■ **WORK TO BE COMPLETED**
Leave out the pictures, and write out exactly the lines from the beginning of the material to the line holding "from bokeh.resources import INLINE", that line included, and nothing else.

■ **DATA SHOWN**
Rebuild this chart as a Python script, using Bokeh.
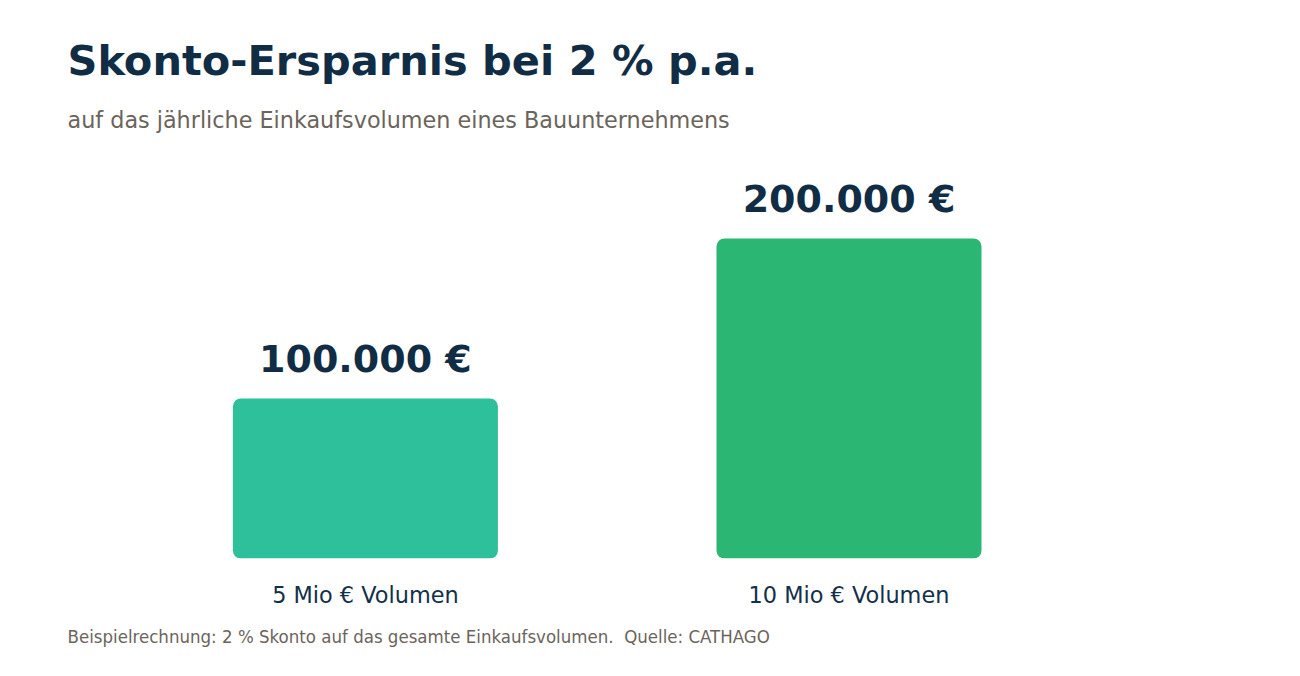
from bokeh.plotting import figure
from bokeh.models import Range1d, FixedTicker, Title, ColumnDataSource
from bokeh.core.properties import value
from bokeh.embed import file_html
from bokeh.resources import INLINE

# data
categories = ["5 Mio € Volumen", "10 Mio € Volumen"]
savings = [100000, 200000]
value_labels = ["100.000 €", "200.000 €"]
bar_colors = ["#2ebf9b", "#2bb673"]

NAVY = "#102d45"
GREY = "#6b645b"

positions = list(range(len(categories)))
source = ColumnDataSource(dict(x=positions, top=savings, label=value_labels, color=bar_colors))

p = figure(
    width=1284, height=660,
    x_range=Range1d(-0.616, 1.793), y_range=Range1d(0, 240000),
    y_axis_location=None,
    output_backend="svg", toolbar_location=None, tools="",
    min_border_left=67, min_border_right=52, min_border_top=174, min_border_bottom=101,
)

p.title.text = "Skonto-Ersparnis bei 2 % p.a."
p.title.text_font = "DejaVu Sans"
p.title.text_font_size = "41.5px"
p.title.text_font_style = "bold"
p.title.text_color = NAVY
p.title.align = "left"
p.title.standoff = -43

p.add_layout(Title(text="auf das jährliche Einkaufsvolumen eines Bauunternehmens",
                   text_font="DejaVu Sans", text_font_size="22.3px", text_font_style="normal",
                   text_color=GREY, align="left", standoff=83), "above")

p.add_layout(Title(text="Beispielrechnung: 2 % Skonto auf das gesamte Einkaufsvolumen.\u00a0 Quelle: CATHAGO",
                   text_font="DejaVu Sans Condensed", text_font_size="18.5px", text_font_style="normal",
                   text_color=GREY, align="left", standoff=27), "below")

p.vbar(x="x", top="top", width=0.548, bottom=0, source=source,
       fill_color="color", line_color=None, border_radius=8)

p.text(x="x", y="top", text="label", source=source, y_offset=-40,
       text_align="center", text_baseline="alphabetic",
       text_font=value("DejaVu Sans"), text_font_size="38px", text_font_style="bold",
       text_color=NAVY)

p.xaxis.ticker = FixedTicker(ticks=positions)
p.xaxis.major_label_overrides = {i: c for i, c in zip(positions, categories)}
p.xaxis.major_label_text_font = "DejaVu Sans"
p.xaxis.major_label_text_font_size = "22.4px"
p.xaxis.major_label_text_color = "#13304a"
p.xaxis.major_label_standoff = 17
p.xaxis.axis_line_color = None
p.xaxis.major_tick_line_color = None
p.xaxis.minor_tick_line_color = None

p.grid.visible = False
p.outline_line_color = None
p.background_fill_color = "white"
p.border_fill_color = "white"

open("out.html", "w").write(file_html(p, INLINE))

■ **ANSWER FOR THIS EXERCISE**
Rebuild this chart as a Python script, using Bokeh.
from bokeh.plotting import figure
from bokeh.models import Range1d, FixedTicker, Title, ColumnDataSource
from bokeh.core.properties import value
from bokeh.embed import file_html
from bokeh.resources import INLINE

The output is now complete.